● Your task: Write out the material again exactly, please, and omit the pictures.

··· Source material

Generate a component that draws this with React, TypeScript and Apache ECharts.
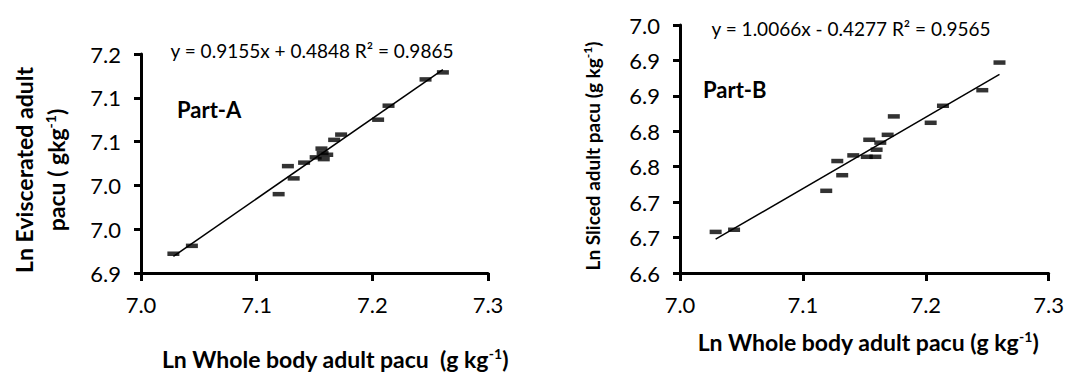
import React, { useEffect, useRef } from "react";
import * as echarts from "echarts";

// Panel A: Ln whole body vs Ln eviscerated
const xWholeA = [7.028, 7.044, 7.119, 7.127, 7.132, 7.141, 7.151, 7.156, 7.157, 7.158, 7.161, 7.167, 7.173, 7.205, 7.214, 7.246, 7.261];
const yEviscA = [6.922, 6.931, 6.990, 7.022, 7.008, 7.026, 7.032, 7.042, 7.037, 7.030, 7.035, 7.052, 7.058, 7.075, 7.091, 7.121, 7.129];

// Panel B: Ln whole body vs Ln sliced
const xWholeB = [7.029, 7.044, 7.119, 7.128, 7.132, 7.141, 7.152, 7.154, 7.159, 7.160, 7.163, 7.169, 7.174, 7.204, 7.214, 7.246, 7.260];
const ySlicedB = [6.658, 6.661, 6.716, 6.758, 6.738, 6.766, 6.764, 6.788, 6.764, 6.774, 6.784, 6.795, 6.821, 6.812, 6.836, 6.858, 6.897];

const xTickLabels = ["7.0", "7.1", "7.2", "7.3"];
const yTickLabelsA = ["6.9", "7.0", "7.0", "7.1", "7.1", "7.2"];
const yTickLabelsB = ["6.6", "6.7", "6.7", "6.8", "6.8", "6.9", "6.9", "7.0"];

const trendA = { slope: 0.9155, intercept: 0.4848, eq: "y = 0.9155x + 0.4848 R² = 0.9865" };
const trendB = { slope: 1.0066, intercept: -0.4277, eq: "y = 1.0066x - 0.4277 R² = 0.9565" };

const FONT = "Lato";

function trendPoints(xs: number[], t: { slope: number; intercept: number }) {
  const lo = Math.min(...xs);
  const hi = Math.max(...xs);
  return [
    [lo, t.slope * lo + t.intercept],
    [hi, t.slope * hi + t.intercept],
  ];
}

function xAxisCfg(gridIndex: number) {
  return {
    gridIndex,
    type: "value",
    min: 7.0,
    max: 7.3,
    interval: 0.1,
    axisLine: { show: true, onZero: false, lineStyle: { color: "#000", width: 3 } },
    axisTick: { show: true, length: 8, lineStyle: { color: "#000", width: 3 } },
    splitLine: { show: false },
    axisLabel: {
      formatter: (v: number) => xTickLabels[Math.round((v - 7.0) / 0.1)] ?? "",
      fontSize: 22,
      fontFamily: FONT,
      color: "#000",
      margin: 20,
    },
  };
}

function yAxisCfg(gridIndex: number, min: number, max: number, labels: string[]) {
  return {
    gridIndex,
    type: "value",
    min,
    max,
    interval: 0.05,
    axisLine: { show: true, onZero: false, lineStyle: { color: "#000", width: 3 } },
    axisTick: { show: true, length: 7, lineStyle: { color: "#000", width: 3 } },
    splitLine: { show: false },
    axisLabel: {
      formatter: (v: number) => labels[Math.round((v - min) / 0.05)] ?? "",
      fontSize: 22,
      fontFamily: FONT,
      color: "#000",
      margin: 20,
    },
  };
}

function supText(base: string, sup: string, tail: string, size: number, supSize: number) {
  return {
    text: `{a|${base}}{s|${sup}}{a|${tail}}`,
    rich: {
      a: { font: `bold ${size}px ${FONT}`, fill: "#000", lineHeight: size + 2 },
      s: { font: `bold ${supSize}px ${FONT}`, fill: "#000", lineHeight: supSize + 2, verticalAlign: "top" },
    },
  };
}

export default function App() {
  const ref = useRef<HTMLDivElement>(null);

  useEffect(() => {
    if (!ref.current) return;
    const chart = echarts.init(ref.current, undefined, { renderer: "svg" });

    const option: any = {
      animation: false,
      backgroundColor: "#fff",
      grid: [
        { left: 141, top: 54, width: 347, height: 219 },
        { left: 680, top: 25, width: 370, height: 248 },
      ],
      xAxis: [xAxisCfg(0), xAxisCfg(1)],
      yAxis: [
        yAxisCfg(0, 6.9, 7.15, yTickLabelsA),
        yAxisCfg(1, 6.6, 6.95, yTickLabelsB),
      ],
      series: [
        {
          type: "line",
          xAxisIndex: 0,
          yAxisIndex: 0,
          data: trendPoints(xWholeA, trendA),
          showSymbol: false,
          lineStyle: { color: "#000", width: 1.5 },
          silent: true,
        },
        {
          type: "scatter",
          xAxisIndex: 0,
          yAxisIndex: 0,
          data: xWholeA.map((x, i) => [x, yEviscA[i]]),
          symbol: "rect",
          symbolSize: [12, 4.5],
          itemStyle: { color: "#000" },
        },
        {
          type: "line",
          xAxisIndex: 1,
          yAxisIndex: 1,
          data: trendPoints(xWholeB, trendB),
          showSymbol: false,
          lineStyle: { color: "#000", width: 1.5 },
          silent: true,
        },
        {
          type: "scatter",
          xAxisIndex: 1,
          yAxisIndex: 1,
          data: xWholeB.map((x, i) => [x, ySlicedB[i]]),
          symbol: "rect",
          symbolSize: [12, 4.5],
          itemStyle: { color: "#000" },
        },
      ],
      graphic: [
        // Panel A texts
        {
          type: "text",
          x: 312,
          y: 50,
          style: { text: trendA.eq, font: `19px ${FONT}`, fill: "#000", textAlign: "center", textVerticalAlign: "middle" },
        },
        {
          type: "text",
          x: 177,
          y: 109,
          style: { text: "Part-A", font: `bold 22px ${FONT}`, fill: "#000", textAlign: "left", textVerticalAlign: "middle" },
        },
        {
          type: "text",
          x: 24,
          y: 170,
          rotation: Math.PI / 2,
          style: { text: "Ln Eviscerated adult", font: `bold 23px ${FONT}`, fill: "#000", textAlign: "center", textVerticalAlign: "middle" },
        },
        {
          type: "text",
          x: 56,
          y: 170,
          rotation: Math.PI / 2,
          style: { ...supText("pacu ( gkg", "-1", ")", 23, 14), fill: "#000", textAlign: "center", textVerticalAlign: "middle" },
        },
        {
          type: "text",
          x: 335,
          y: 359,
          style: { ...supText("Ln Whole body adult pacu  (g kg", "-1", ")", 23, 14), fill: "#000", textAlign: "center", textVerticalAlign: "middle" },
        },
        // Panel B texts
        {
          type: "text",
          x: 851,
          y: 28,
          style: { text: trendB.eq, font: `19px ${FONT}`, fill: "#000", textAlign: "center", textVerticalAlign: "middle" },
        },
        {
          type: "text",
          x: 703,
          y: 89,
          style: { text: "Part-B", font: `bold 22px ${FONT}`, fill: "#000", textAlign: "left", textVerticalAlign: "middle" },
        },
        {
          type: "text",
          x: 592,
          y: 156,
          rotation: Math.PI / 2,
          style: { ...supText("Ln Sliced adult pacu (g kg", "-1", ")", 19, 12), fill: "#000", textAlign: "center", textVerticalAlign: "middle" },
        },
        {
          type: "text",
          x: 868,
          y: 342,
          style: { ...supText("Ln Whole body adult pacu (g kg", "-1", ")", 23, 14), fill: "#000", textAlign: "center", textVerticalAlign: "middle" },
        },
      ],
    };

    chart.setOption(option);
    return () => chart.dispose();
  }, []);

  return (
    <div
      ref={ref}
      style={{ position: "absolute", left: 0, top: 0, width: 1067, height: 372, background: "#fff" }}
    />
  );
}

······

● Response to this task:
Generate a component that draws this with React, TypeScript and Apache ECharts.
import React, { useEffect, useRef } from "react";
import * as echarts from "echarts";

// Panel A: Ln whole body vs Ln eviscerated
const xWholeA = [7.028, 7.044, 7.119, 7.127, 7.132, 7.141, 7.151, 7.156, 7.157, 7.158, 7.161, 7.167, 7.173, 7.205, 7.214, 7.246, 7.261];
const yEviscA = [6.922, 6.931, 6.990, 7.022, 7.008, 7.026, 7.032, 7.042, 7.037, 7.030, 7.035, 7.052, 7.058, 7.075, 7.091, 7.121, 7.129];

// Panel B: Ln whole body vs Ln sliced
const xWholeB = [7.029, 7.044, 7.119, 7.128, 7.132, 7.141, 7.152, 7.154, 7.159, 7.160, 7.163, 7.169, 7.174, 7.204, 7.214, 7.246, 7.260];
const ySlicedB = [6.658, 6.661, 6.716, 6.758, 6.738, 6.766, 6.764, 6.788, 6.764, 6.774, 6.784, 6.795, 6.821, 6.812, 6.836, 6.858, 6.897];

const xTickLabels = ["7.0", "7.1", "7.2", "7.3"];
const yTickLabelsA = ["6.9", "7.0", "7.0", "7.1", "7.1", "7.2"];
const yTickLabelsB = ["6.6", "6.7", "6.7", "6.8", "6.8", "6.9", "6.9", "7.0"];

const trendA = { slope: 0.9155, intercept: 0.4848, eq: "y = 0.9155x + 0.4848 R² = 0.9865" };
const trendB = { slope: 1.0066, intercept: -0.4277, eq: "y = 1.0066x - 0.4277 R² = 0.9565" };

const FONT = "Lato";

function trendPoints(xs: number[], t: { slope: number; intercept: number }) {
  const lo = Math.min(...xs);
  const hi = Math.max(...xs);
  return [
    [lo, t.slope * lo + t.intercept],
    [hi, t.slope * hi + t.intercept],
  ];
}

function xAxisCfg(gridIndex: number) {
  return {
    gridIndex,
    type: "value",
    min: 7.0,
    max: 7.3,
    interval: 0.1,
    axisLine: { show: true, onZero: false, lineStyle: { color: "#000", width: 3 } },
    axisTick: { show: true, length: 8, lineStyle: { color: "#000", width: 3 } },
    splitLine: { show: false },
    axisLabel: {
      formatter: (v: number) => xTickLabels[Math.round((v - 7.0) / 0.1)] ?? "",
      fontSize: 22,
      fontFamily: FONT,
      color: "#000",
      margin: 20,
    },
  };
}

function yAxisCfg(gridIndex: number, min: number, max: number, labels: string[]) {
  return {
    gridIndex,
    type: "value",
    min,
    max,
    interval: 0.05,
    axisLine: { show: true, onZero: false, lineStyle: { color: "#000", width: 3 } },
    axisTick: { show: true, length: 7, lineStyle: { color: "#000", width: 3 } },
    splitLine: { show: false },
    axisLabel: {
      formatter: (v: number) => labels[Math.round((v - min) / 0.05)] ?? "",
      fontSize: 22,
      fontFamily: FONT,
      color: "#000",
      margin: 20,
    },
  };
}

function supText(base: string, sup: string, tail: string, size: number, supSize: number) {
  return {
    text: `{a|${base}}{s|${sup}}{a|${tail}}`,
    rich: {
      a: { font: `bold ${size}px ${FONT}`, fill: "#000", lineHeight: size + 2 },
      s: { font: `bold ${supSize}px ${FONT}`, fill: "#000", lineHeight: supSize + 2, verticalAlign: "top" },
    },
  };
}

export default function App() {
  const ref = useRef<HTMLDivElement>(null);

  useEffect(() => {
    if (!ref.current) return;
    const chart = echarts.init(ref.current, undefined, { renderer: "svg" });

    const option: any = {
      animation: false,
      backgroundColor: "#fff",
      grid: [
        { left: 141, top: 54, width: 347, height: 219 },
        { left: 680, top: 25, width: 370, height: 248 },
      ],
      xAxis: [xAxisCfg(0), xAxisCfg(1)],
      yAxis: [
        yAxisCfg(0, 6.9, 7.15, yTickLabelsA),
        yAxisCfg(1, 6.6, 6.95, yTickLabelsB),
      ],
      series: [
        {
          type: "line",
          xAxisIndex: 0,
          yAxisIndex: 0,
          data: trendPoints(xWholeA, trendA),
          showSymbol: false,
          lineStyle: { color: "#000", width: 1.5 },
          silent: true,
        },
        {
          type: "scatter",
          xAxisIndex: 0,
          yAxisIndex: 0,
          data: xWholeA.map((x, i) => [x, yEviscA[i]]),
          symbol: "rect",
          symbolSize: [12, 4.5],
          itemStyle: { color: "#000" },
        },
        {
          type: "line",
          xAxisIndex: 1,
          yAxisIndex: 1,
          data: trendPoints(xWholeB, trendB),
          showSymbol: false,
          lineStyle: { color: "#000", width: 1.5 },
          silent: true,
        },
        {
          type: "scatter",
          xAxisIndex: 1,
          yAxisIndex: 1,
          data: xWholeB.map((x, i) => [x, ySlicedB[i]]),
          symbol: "rect",
          symbolSize: [12, 4.5],
          itemStyle: { color: "#000" },
        },
      ],
      graphic: [
        // Panel A texts
        {
          type: "text",
          x: 312,
          y: 50,
          style: { text: trendA.eq, font: `19px ${FONT}`, fill: "#000", textAlign: "center", textVerticalAlign: "middle" },
        },
        {
          type: "text",
          x: 177,
          y: 109,
          style: { text: "Part-A", font: `bold 22px ${FONT}`, fill: "#000", textAlign: "left", textVerticalAlign: "middle" },
        },
        {
          type: "text",
          x: 24,
          y: 170,
          rotation: Math.PI / 2,
          style: { text: "Ln Eviscerated adult", font: `bold 23px ${FONT}`, fill: "#000", textAlign: "center", textVerticalAlign: "middle" },
        },
        {
          type: "text",
          x: 56,
          y: 170,
          rotation: Math.PI / 2,
          style: { ...supText("pacu ( gkg", "-1", ")", 23, 14), fill: "#000", textAlign: "center", textVerticalAlign: "middle" },
        },
        {
          type: "text",
          x: 335,
          y: 359,
          style: { ...supText("Ln Whole body adult pacu  (g kg", "-1", ")", 23, 14), fill: "#000", textAlign: "center", textVerticalAlign: "middle" },
        },
        // Panel B texts
        {
          type: "text",
          x: 851,
          y: 28,
          style: { text: trendB.eq, font: `19px ${FONT}`, fill: "#000", textAlign: "center", textVerticalAlign: "middle" },
        },
        {
          type: "text",
          x: 703,
          y: 89,
          style: { text: "Part-B", font: `bold 22px ${FONT}`, fill: "#000", textAlign: "left", textVerticalAlign: "middle" },
        },
        {
          type: "text",
          x: 592,
          y: 156,
          rotation: Math.PI / 2,
          style: { ...supText("Ln Sliced adult pacu (g kg", "-1", ")", 19, 12), fill: "#000", textAlign: "center", textVerticalAlign: "middle" },
        },
        {
          type: "text",
          x: 868,
          y: 342,
          style: { ...supText("Ln Whole body adult pacu (g kg", "-1", ")", 23, 14), fill: "#000", textAlign: "center", textVerticalAlign: "middle" },
        },
      ],
    };

    chart.setOption(option);
    return () => chart.dispose();
  }, []);

  return (
    <div
      ref={ref}
      style={{ position: "absolute", left: 0, top: 0, width: 1067, height: 372, background: "#fff" }}
    />
  );
}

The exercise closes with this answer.